Whether you believe in the existence or effectiveness of “cancel culture,” the discussion of it over the last five years has exposed the defensive nature of comedy circles. When Louis C.K. admitted in November 2017 to masturbating in front of multiple women, his comedian contemporaries came out in droves to defend and explain his objectively horrendous behavior. Sarah Silverman went on Howard Stern’s SiriusXM Radio show and reasoned that Louis didn’t understand the harm of his actions, since she would either happily let him masturbate in front of her or rebuff his advances. During his The Bird Revelation stand-up special on Netflix, Chappelle said he found Louis’s behavior hilarious, felt the punishment leveled at Louis was disproportionate to his crime, and claimed a woman comedian who accused Louis of sexual misconduct needed tougher skin if him masturbating in front of her ruined her comedy dreams. Oswalt’s tug of war between defending his comedy brotherhood while also seeking acceptance from outsiders looking in is the basis of comedy.

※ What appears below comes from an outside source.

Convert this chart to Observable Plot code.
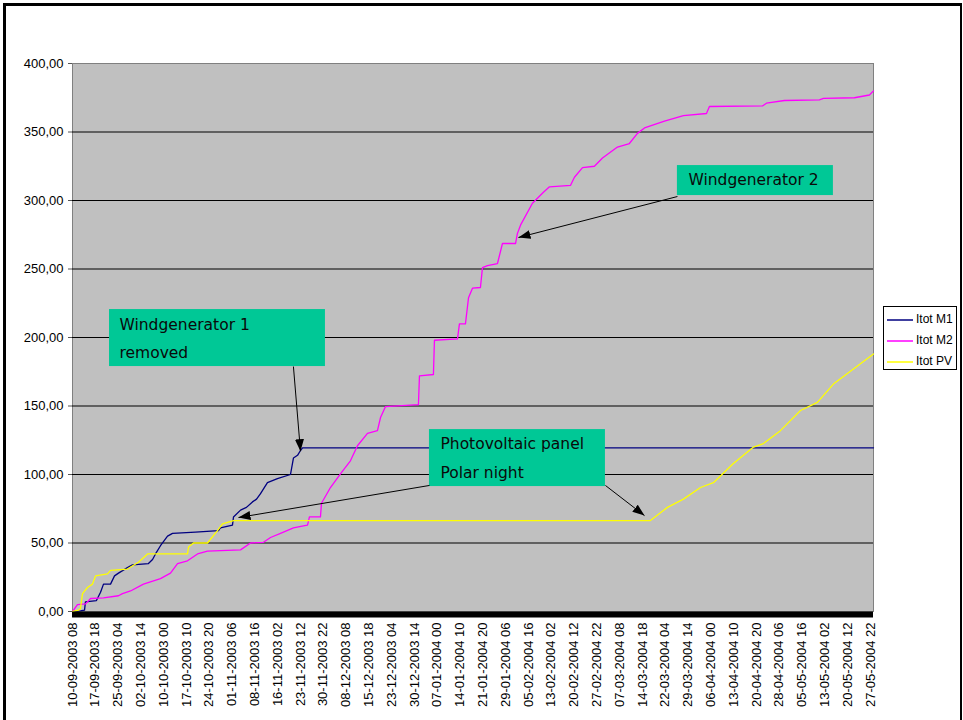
<!DOCTYPE html>
<html>
<head>
<meta charset="utf-8">
<script src="https://cdn.jsdelivr.net/npm/d3@7"></script>
<script src="https://cdn.jsdelivr.net/npm/@observablehq/plot@0.6"></script>
<style>
  body { margin: 0; background: #fff; }
  #wrap { position: relative; width: 963px; height: 720px; overflow: hidden; font-family: "Liberation Sans", Arial, sans-serif; }
  #border { position: absolute; left: 3px; top: 3px; width: 954px; height: 760px; border-left: 3px solid #000; border-top: 3px solid #000; border-right: 2px solid #000; }
  #chart { position: absolute; left: 0; top: 0; }
  #legend { position: absolute; left: 883px; top: 306px; width: 72px; height: 62px; border: 1px solid #000; background: #fff; font-size: 12px; }
  .row { position: absolute; left: 3px; height: 14px; line-height: 14px; white-space: nowrap; }
  .row svg { vertical-align: middle; margin-right: 3px; }
</style>
</head>
<body>
<div id="wrap">
  <div id="border"></div>
  <div id="chart"></div>
  <div id="legend"></div>
</div>
<script>
// ---- data (x: hours since 10-09-2003 08, category axis; y: Itot) ----
const labelStep = 178;
const tickLabels = ["10-09-2003 08","17-09-2003 18","25-09-2003 04","02-10-2003 14","10-10-2003 00","17-10-2003 10","24-10-2003 20","01-11-2003 06","08-11-2003 16","16-11-2003 02","23-11-2003 12","30-11-2003 22","08-12-2003 08","15-12-2003 18","23-12-2003 04","30-12-2003 14","07-01-2004 00","14-01-2004 10","21-01-2004 20","29-01-2004 06","05-02-2004 16","13-02-2004 02","20-02-2004 12","27-02-2004 22","07-03-2004 08","14-03-2004 18","22-03-2004 04","29-03-2004 14","06-04-2004 00","13-04-2004 10","20-04-2004 20","28-04-2004 06","05-05-2004 16","13-05-2004 02","20-05-2004 12","27-05-2004 22"];
const lastHour = 6254;
const yTicks = [0, 50, 100, 150, 200, 250, 300, 350, 400];

const m1Hours = [0,62,94,101,187,219,242,297,328,359,429,468,593,625,648,687,742,781,960,1140,1155,1249,1257,1312,1358,1405,1437,1468,1522,1600,1702,1725,1757,1780,1796,6254];
const m1Values = [0,0.5,1,7,8,14,20,20,26,28,32,34,35,38,42,48,55,57,58,59,61,63,69,74,76,80,82,86,94,97,100,112,114,117.5,119.5,119.5];

const m2Hours = [0,39,101,117,141,242,359,390,453,554,687,765,820,898,976,1054,1312,1390,1491,1546,1624,1725,1803,1835,1850,1936,1944,2014,2092,2170,2225,2303,2381,2405,2444,2701,2709,2818,2826,3006,3021,3068,3092,3123,3185,3201,3240,3318,3357,3459,3474,3498,3591,3677,3724,3888,3919,3982,4075,4138,4255,4348,4411,4466,4622,4770,4950,4973,5387,5418,5559,5832,5863,6105,6222,6254];
const m2Values = [0,5,5.5,7,9.5,10,11.5,13,15,20,24,28,35,37,42,44,45,50,50.5,54,57,61,62.5,63,69,69,79,90.5,100.5,110,121,130,132,141.6,149.6,151,172,173,198,199,210,210,229,236,236.5,251,252.5,254,268.6,268.6,276,282,298,306,310,311,317,324,325,331,339,341.6,349,353,358,362,363.5,368.6,369,371,373,373.5,374.5,375,377,380];

const pvHours = [0,47,62,78,117,156,180,273,297,429,515,586,898,906,945,1054,1132,1171,1257,4512,4645,4770,4903,5004,5160,5317,5395,5527,5684,5816,5941,6097,6254];
const pvValues = [0,1,2,13,17.5,20,26,27.5,30,31,36,42,42,47,50,50,59,64,66.4,66.4,76,82,90.5,94,108,120,122.6,132,146.7,152.6,166,177,188];

const seriesNames = ["Itot M1", "Itot M2", "Itot PV"];
const seriesColors = ["#000080", "#FF00FF", "#FFFF00"];

// annotations (data coordinates)
const boxNames = ["wg1", "pv", "wg2"];
const boxX1 = [289, 2787, 4723];
const boxX2 = [1975, 4161, 5941];
const boxY1 = [178.8, 91.2, 303.6];
const boxY2 = [220.4, 132.8, 325.5];

const noteTexts = ["Windgenerator 1", "removed", "Photovoltaic panel", "Polar night", "Windgenerator 2"];
const noteX = [367, 367, 2873, 2873, 4809];
const noteY = [208.8, 189, 121.9, 101.2, 314.6];

const arrowX1 = [1725, 2787, 4161, 4723];
const arrowY1 = [178.8, 92, 92, 302.9];
const arrowX2 = [1780, 1296, 4466, 3482];
const arrowY2 = [117, 68.6, 70, 273];

// ---- build tables ----
const toRows = (hours, values, name) => hours.map((h, i) => ({hour: h, value: values[i], series: name}));
const rows = [
  ...toRows(m1Hours, m1Values, seriesNames[0]),
  ...toRows(m2Hours, m2Values, seriesNames[1]),
  ...toRows(pvHours, pvValues, seriesNames[2])
];
const tickPositions = tickLabels.map((_, i) => i * labelStep);
const boxes = boxNames.map((n, i) => ({x1: boxX1[i], x2: boxX2[i], y1: boxY1[i], y2: boxY2[i]}));
const notes = noteTexts.map((t, i) => ({text: t, x: noteX[i], y: noteY[i]}));
const arrows = arrowX1.map((_, i) => ({x1: arrowX1[i], y1: arrowY1[i], x2: arrowX2[i], y2: arrowY2[i]}));
const fmt = d => d.toFixed(2).replace(".", ",");

const chart = Plot.plot({
  width: 963,
  height: 720,
  marginLeft: 72,
  marginRight: 90,
  marginTop: 63,
  marginBottom: 109,
  style: {fontFamily: "Liberation Sans, Arial, sans-serif", fontSize: "13px", background: "transparent", overflow: "visible"},
  x: {domain: [0, lastHour], label: null},
  y: {domain: [0, 400], label: null},
  color: {domain: seriesNames, range: seriesColors},
  marks: [
    Plot.frame({fill: "#C0C0C0", stroke: "#808080"}),
    Plot.ruleY(yTicks.filter(d => d > 0 && d < 400), {stroke: "#000", strokeWidth: 1}),
    Plot.line(rows, {x: "hour", y: "value", z: "series", stroke: "series", strokeWidth: 1.3}),
    Plot.ruleY([0], {stroke: "#000", strokeWidth: 6, dy: 3}),
    Plot.axisY(yTicks, {tickFormat: fmt, tickSize: 4, tickPadding: 5, fontSize: 13, stroke: "#555"}),
    Plot.axisX(tickPositions, {tickFormat: d => tickLabels[Math.round(d / labelStep)], tickRotate: -90, tickSize: 0, tickPadding: 11, fontSize: 13}),
    Plot.rect(boxes, {x1: "x1", x2: "x2", y1: "y1", y2: "y2", fill: "#00C896"}),
    Plot.link(arrows, {x1: "x1", y1: "y1", x2: "x2", y2: "y2", stroke: "#000", strokeWidth: 1, markerEnd: "arrow"}),
    Plot.text(notes, {x: "x", y: "y", text: "text", textAnchor: "start", fontSize: 15.5, fontFamily: "DejaVu Sans, Verdana, sans-serif", fill: "#0a0a0a"})
  ]
});

// filled arrowheads
d3.select(chart).selectAll("marker")
  .attr("viewBox", "-12 -5 12 10")
  .attr("markerWidth", 12)
  .attr("markerHeight", 10)
  .attr("fill", "#000")
  .attr("stroke", "none")
  .selectAll("path")
  .attr("d", "M-12,-4.5L0,0L-12,4.5Z");

document.getElementById("chart").appendChild(chart);

// legend
const legend = d3.select("#legend");
const rowTops = [5, 26, 47];
seriesNames.forEach((name, i) => {
  const r = legend.append("div").attr("class", "row").style("top", rowTops[i] + "px");
  const s = r.append("svg").attr("width", 26).attr("height", 4);
  s.append("line").attr("x1", 0).attr("x2", 26).attr("y1", 2).attr("y2", 2)
    .attr("stroke", seriesColors[i]).attr("stroke-width", 1.5);
  r.append("span").text(name);
});
</script>
</body>
</html>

Stand-up comedians have to balance the desire to be liked enough to garner laughs, and to be autonomously rebellious enough to take the crowd on whatever journey they choose. The comedian’s relationship with the audience boils down to asking a question: “I know what’s funny, but can you confirm that for me?” Oswalt wasn’t oblivious of the hurtful comments his longtime friend has said before posting the New Year’s Eve photo, and his deleting comments critical of his decision is evidence of the insulated bubble that comedians perpetuate to say and do reprehensible things while escaping punishment. At the same time, his personal growth with LGBTQ issues is beginning to become incompatible with his loyalty to a comedy fraternity that is more archaic than progressive; the Chappelle fiasco means that one day, Oswalt he may have to one day make a choice.